The core thing they are pointing out is that View Composer doesn't solve all the use cases - and they are right it doesn't.
1) that with a given rate of change against a boot VMDK, eventually the snapshot off the base image will be the same size (worst case) as the base
2) that fear of VMFS locking will change the core scaling dynamics
3) fear of I/O response time and workload behavior
So, quick comments:
On point 1. In cases where there is a high degree of change against the boot image, yes, the linked snapshot will grow and space consumption. I've said it before, I'll say it again - every design decision is about trade-offs. All snapshot techniques use little storage to start, and grow as they diverge. ESX snapshot design has the following design tradeoff: free to take (very low I/O and performance cost), free to revert, and expensive (from an I/O and performance standpoint) to delete (and reclaim the storage space). BTW - when I was out at VMware this week - there was a spirited discussion about how we can integrate our capabilities further. For example, the image management tools of VMware View Composer and View Manager are better than our PowerVDI array-powered snaps, but on the other hand, the performance, scaling, and speed of the array based snaps is about an order of magnitude better - wouldn't it be cool if we could merge them? Originally VMware View Manager had storage API integration points, but got cut as the GA approached - but there's nothing to say we can't continue to work here, and we are.
of course, with VMware View - there is the storage overcommit factor, and automated desktop refresh (customer use case example here) as Rod points out.
I think in practice along Stu's lines - statelessness is a goal. The most efficient storage savings will be in cases where it is possible to deconstruct the client into as fixed a boot image as possible, a user data disk/CIFS share, and use thinapp as much as possible. Will there be some in hybrids and persistent VMs? Yes, but not as much. It's difficult to create, even artificially where you make a snapshot get as big as the source. Rod is right - planning for the worst case isn't needed anymore. Heck if we always did worst case planning - there would never be a use case for thin-provisioning technologies in general. Furthermore, production storage de-duplication technologies have a place here also.
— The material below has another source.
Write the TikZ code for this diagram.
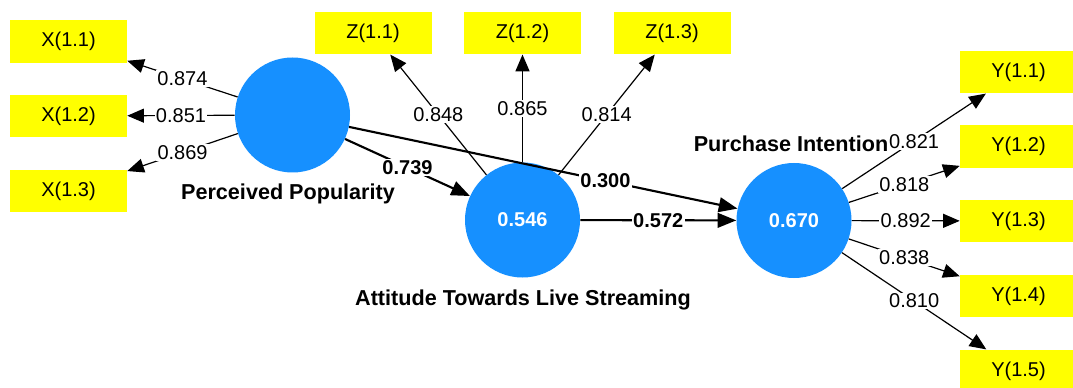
\documentclass[tikz,border=0pt]{standalone}
\usepackage{fontspec}
\setmainfont{Liberation Sans}
\usetikzlibrary{arrows.meta}
\definecolor{lvblue}{RGB}{22,144,255}
\definecolor{indyellow}{RGB}{255,255,0}
\begin{document}
\begin{tikzpicture}[x=0.75pt,y=-0.75pt,
  ind/.style={fill=indyellow, minimum width=87.75pt, minimum height=32pt, inner sep=0pt, font=\fontsize{15}{17}\selectfont},
  lv/.style={circle, fill=lvblue, minimum size=86.25pt, inner sep=0pt, text=white, font=\bfseries\fontsize{15}{17}\selectfont},
  lvname/.style={font=\bfseries\fontsize{16.2}{19}\selectfont},
  outer/.style={-{Triangle[length=12.5pt,width=10.5pt]}, line width=0.9pt},
  inner/.style={-{Triangle[length=14pt,width=11pt]}, line width=1.6pt},
  wt/.style={fill=white, inner sep=1pt, font=\fontsize{15}{17}\selectfont},
  pc/.style={fill=white, inner sep=1pt, font=\bfseries\fontsize{15}{17}\selectfont}]
\clip (0,0) rectangle (1073,388);
\fill[white] (0,0) rectangle (1073,388);
% indicators
\node[ind] (x1) at (68.5,41.5) {X(1.1)};
\node[ind] (x2) at (68.5,116) {X(1.2)};
\node[ind] (x3) at (68.5,191) {X(1.3)};
\node[ind] (z1) at (373,33) {Z(1.1)};
\node[ind] (z2) at (522.5,33) {Z(1.2)};
\node[ind] (z3) at (672,33) {Z(1.3)};
\node[ind] (y1) at (1018.5,72) {Y(1.1)};
\node[ind] (y2) at (1018.5,146.5) {Y(1.2)};
\node[ind] (y3) at (1018.5,221) {Y(1.3)};
\node[ind] (y4) at (1018.5,296) {Y(1.4)};
\node[ind] (y5) at (1018.5,371) {Y(1.5)};
% latent variables
\node[lv] (pp) at (292.5,115) {};
\node[lv] (att) at (522.5,220) {0.546};
\node[lv] (pi) at (794,220.5) {0.670};
\node[lvname] (ppn) at (288,194) {Perceived Popularity};
\node[lvname] (attn) at (523,300) {Attitude Towards Live Streaming};
\node[lvname] (pin) at (791,144) {Purchase Intention};
% outer loadings
\draw[outer] (pp) -- node[wt] {0.874} (x1);
\draw[outer] (pp) -- node[wt] {0.851} (x2);
\draw[outer] (pp) -- node[wt] {0.869} (x3);
\draw[outer] (att) -- node[wt] {0.848} (z1);
\draw[outer] (att) -- node[wt] {0.865} (z2);
\draw[outer] (att) -- node[wt] {0.814} (z3);
\draw[outer] (pi) -- node[wt] {0.821} (y1);
\draw[outer] (pi) -- node[wt] {0.818} (y2);
\draw[outer] (pi) -- node[wt] {0.892} (y3);
\draw[outer] (pi) -- node[wt] {0.838} (y4);
\draw[outer] (pi) -- node[wt] {0.810} (y5);
% path coefficients
\draw[inner] (pp) -- node[pc] {0.739} (att);
\draw[inner] (pp) -- node[pc, pos=0.66] {0.300} (pi);
\draw[inner] (att) -- node[pc] {0.572} (pi);
\end{tikzpicture}
\end{document}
On point 2. Our testing shows that Rodos is right. The VMFS SCSI locking based best practices for VMs per datastore have been historically VERY conservative (I talked about this on the recent VMTN community podcast here ) - many customers are happily using 30 VMs per VMFS datastore or more. Yes, NFS datastores don't have this locking mechanism, but of course, like everything else we're discussing - there are pros and cons there too. But - that's all a bit of a red herring. In the reference architecture testing we had 64 VMs per datastores worked well without a hitch. This resulted in 7 datastores per cluster for ~500 users per cluster. So, yes, is the VM/VMFS a scaling metric? Yes, but so is the number of VMs/core, the number of VMs/server, the number of servers per cluster, and so on and so forth. Trust me that VMFS locking is the way down the list of the design metrics. I'd add a great comment mid testing stream from Warren at VMware who was doing a lot of the testing:
"The best part is end to end things are SMOKING fast!!!!!"
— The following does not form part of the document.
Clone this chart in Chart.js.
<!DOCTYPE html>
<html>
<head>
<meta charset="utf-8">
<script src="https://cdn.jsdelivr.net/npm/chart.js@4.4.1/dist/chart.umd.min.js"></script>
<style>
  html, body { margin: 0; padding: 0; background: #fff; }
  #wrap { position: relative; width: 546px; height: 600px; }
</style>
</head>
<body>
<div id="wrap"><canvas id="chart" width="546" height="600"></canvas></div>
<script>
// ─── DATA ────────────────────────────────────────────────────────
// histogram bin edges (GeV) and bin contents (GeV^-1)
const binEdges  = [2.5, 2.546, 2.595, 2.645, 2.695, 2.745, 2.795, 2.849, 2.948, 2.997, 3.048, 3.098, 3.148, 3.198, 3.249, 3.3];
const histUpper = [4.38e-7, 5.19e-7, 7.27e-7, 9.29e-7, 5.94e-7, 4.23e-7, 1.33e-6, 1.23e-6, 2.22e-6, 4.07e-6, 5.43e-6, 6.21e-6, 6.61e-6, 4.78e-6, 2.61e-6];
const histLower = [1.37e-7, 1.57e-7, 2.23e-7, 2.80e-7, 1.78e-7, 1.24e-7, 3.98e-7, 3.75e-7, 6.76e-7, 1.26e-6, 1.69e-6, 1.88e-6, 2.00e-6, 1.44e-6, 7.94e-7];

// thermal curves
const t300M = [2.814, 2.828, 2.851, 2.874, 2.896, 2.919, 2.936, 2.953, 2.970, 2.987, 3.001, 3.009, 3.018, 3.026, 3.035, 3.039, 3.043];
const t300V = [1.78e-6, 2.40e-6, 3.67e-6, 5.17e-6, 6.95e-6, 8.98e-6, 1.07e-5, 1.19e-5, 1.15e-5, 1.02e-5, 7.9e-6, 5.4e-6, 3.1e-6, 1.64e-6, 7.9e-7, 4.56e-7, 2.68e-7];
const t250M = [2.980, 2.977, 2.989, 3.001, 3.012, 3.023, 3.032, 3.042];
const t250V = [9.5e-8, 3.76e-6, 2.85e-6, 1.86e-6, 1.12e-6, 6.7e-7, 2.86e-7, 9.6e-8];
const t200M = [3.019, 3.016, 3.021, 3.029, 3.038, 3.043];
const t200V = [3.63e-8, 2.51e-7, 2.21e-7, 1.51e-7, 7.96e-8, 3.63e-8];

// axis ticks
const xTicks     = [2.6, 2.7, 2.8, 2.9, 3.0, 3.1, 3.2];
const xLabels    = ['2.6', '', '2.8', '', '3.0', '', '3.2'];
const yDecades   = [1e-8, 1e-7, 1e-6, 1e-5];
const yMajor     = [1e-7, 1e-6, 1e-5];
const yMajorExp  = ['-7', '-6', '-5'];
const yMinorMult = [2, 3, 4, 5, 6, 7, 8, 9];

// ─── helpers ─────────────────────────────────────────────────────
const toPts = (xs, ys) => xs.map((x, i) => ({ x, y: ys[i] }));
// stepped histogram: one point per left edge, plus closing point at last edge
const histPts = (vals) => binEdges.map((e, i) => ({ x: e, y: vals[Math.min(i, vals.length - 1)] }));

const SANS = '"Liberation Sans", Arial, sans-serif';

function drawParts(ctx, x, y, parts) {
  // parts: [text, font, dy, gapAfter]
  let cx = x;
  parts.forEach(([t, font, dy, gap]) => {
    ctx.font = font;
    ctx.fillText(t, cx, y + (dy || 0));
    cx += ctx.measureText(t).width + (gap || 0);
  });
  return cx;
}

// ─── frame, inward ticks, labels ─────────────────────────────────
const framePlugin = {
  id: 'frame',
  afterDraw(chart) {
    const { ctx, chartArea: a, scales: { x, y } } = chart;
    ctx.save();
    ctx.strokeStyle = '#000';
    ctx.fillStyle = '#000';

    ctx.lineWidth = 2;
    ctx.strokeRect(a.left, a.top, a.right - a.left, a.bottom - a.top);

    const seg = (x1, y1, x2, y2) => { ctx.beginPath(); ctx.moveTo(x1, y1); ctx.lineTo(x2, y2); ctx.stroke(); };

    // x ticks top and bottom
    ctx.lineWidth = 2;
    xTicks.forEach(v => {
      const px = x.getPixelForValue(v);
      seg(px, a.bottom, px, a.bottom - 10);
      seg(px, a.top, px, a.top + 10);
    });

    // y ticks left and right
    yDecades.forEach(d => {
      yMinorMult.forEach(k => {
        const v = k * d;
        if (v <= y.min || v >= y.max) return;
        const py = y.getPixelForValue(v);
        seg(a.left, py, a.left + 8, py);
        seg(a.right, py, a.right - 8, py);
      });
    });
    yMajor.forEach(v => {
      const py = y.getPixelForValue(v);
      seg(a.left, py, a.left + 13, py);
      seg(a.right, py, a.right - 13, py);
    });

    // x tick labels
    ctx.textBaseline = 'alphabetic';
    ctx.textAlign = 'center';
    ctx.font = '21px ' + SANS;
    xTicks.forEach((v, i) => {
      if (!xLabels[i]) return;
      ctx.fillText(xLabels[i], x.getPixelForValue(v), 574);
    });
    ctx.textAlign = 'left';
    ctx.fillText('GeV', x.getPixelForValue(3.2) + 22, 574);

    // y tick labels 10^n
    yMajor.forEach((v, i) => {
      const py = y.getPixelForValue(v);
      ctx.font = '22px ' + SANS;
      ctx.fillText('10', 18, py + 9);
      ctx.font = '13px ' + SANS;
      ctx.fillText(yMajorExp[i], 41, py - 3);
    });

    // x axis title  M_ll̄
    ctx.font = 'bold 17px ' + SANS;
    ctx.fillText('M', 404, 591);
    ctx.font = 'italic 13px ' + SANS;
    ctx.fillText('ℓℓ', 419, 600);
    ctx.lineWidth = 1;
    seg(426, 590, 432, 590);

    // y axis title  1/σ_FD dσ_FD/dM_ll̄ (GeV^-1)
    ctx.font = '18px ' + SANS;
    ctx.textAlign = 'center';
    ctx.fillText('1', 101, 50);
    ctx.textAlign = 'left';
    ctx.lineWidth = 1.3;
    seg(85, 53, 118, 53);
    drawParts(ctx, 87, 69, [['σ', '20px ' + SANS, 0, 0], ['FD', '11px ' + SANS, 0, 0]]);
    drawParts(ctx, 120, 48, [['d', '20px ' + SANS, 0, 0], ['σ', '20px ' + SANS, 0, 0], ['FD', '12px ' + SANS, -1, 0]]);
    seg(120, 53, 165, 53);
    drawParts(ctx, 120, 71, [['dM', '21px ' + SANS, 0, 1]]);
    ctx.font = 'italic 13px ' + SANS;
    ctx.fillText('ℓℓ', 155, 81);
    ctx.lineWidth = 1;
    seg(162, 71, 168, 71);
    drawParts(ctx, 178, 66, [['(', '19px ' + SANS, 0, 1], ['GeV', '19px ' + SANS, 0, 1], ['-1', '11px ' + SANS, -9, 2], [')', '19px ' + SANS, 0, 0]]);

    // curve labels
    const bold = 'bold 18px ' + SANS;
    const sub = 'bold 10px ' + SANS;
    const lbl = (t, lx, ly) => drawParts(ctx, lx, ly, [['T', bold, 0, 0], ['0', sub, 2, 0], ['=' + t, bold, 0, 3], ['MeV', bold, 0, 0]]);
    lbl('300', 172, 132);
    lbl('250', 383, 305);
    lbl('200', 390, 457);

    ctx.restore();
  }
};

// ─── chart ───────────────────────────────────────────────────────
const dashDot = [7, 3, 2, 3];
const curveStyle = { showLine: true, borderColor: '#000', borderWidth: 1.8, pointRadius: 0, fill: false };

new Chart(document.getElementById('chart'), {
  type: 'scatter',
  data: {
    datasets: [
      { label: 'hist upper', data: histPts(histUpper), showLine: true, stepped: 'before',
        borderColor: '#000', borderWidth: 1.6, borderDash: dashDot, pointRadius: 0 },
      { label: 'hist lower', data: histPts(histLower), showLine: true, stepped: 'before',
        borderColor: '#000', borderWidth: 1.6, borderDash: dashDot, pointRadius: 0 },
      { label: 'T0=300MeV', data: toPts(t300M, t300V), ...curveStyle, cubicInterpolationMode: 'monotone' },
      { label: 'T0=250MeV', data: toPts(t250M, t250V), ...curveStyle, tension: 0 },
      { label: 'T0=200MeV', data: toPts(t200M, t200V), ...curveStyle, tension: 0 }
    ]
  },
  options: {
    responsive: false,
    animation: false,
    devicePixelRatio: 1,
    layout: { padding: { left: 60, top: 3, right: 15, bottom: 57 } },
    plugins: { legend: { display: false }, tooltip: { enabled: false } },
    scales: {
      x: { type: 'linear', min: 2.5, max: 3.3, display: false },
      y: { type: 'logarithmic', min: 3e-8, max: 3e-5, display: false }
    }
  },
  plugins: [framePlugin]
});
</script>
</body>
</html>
The storage array wasn't even huffing and puffing here also at the 1000 client mark - and it's literally one of our smallest (except the iomega devices - BTW - anyone notice that those itty-bitty Iomega StorCenter desktop boxes have started to appear on the VMware HCL?)
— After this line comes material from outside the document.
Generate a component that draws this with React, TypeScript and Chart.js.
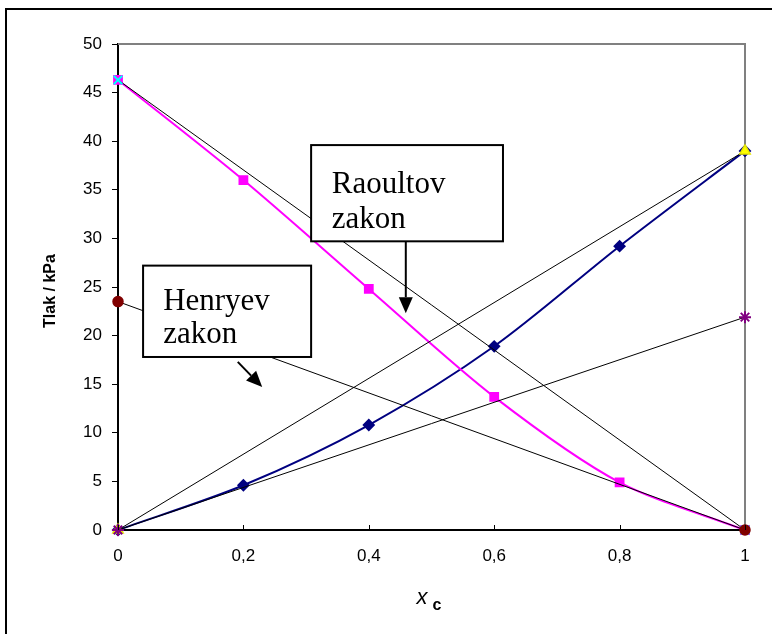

On point 3. There's more to test here - with the workloads we were using - there was no massive I/O centralization, and in the same way that we saw Memory pshare ESX stats that are much higher than what we see generally for server workloads, the cache effect is high. Conversely, when we were doing the 10K client workloads and earlier reference architectures on the Celerra with VDM 2.1 and the EMC PowerVDI tool - we didn't have any stagger of login, but literally booted them as fast as we could. There, there was absolutely a "first action" IO storm. Again - there's more work to do there (which we are committed to doing), but we know that there is a possible answer which are small amounts of EFD (enterprise flash).
This is an exciting area, because the technology is coming together and at the same time there's more to come.
I will say this - the only IT panacea to me is the panacea not of any technology per se, but rather what happens as we share our learning, best practices, and as your trusted vendors, try to accelerate your success with end-to-end reference architecture work. It's about the know how more than anything else.
What do you think?